Macroprudential policy will eventually be put on hold. Banks have spent the last decade building up capital buffers to protect them from falls in the value of their assets. It will be important for banks to keep credit open as their capital falls below regulatory minimums and resist the temptation to rein in lending. Regulators will therefore show a high degree of flexibility. Suspending minimum capital requirements can also allow capital buffers to absorb losses from mortgage and loan holidays.

Depending on how long global trade is upended, Europe could be forced to move away from export-led growth and towards fiscal activism and even fiscal union, which will help it economically but perhaps not politically. Countries like the US and UK will find themselves with larger state deficits, easy credit conditions for the private sector, and increases in net exports as Europe makes this move.

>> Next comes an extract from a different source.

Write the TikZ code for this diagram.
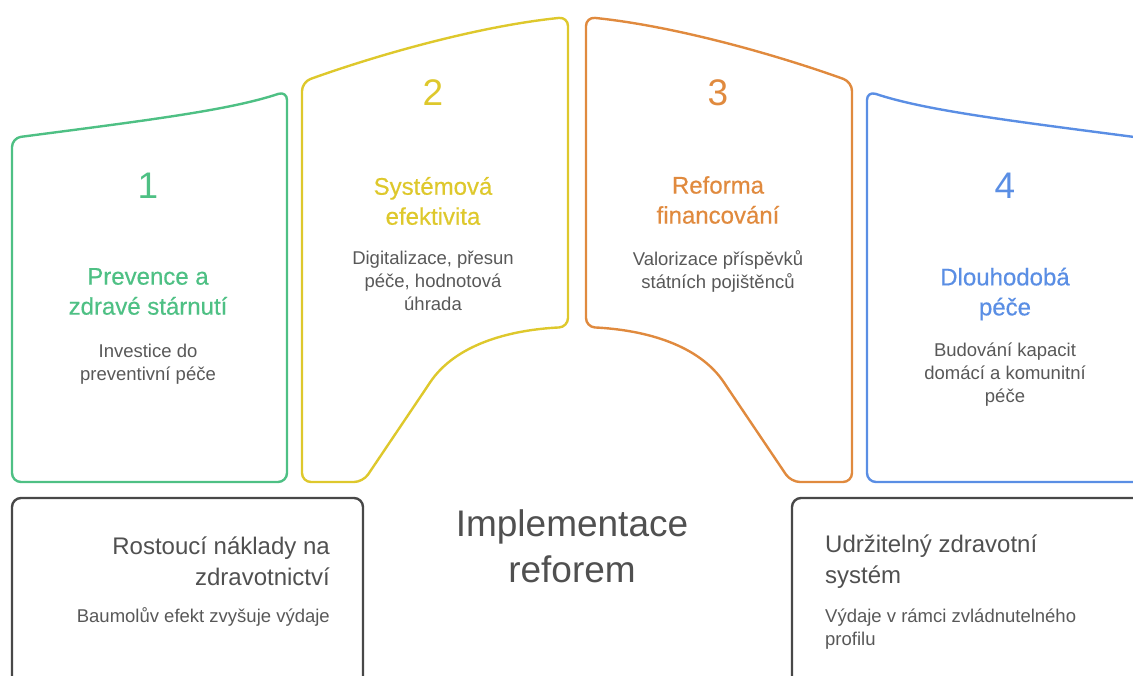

World demand will therefore be frothy as the economy moves from lockdown to recovery. Excess government debt will be mopped up by banking systems, both central and commercial banks. This will mean an increase in the rate of growth of broad money and cash size of the economy, a process that was already underway in the US. Monetary trends will ensure high demand persists over the longer term. How real economic variables like real GDP and productivity are likely to evolve is more difficult to say.

Periods of macroeconomic history tend to be separated by crisis, and crises tend to be catalysts for a new kind of economy. This time is no different; when the world economy emerges from its self-isolation, it will find the low demand era of the 2010s is long behind it.

Chris Papadopoullos is Economist at OMFIF.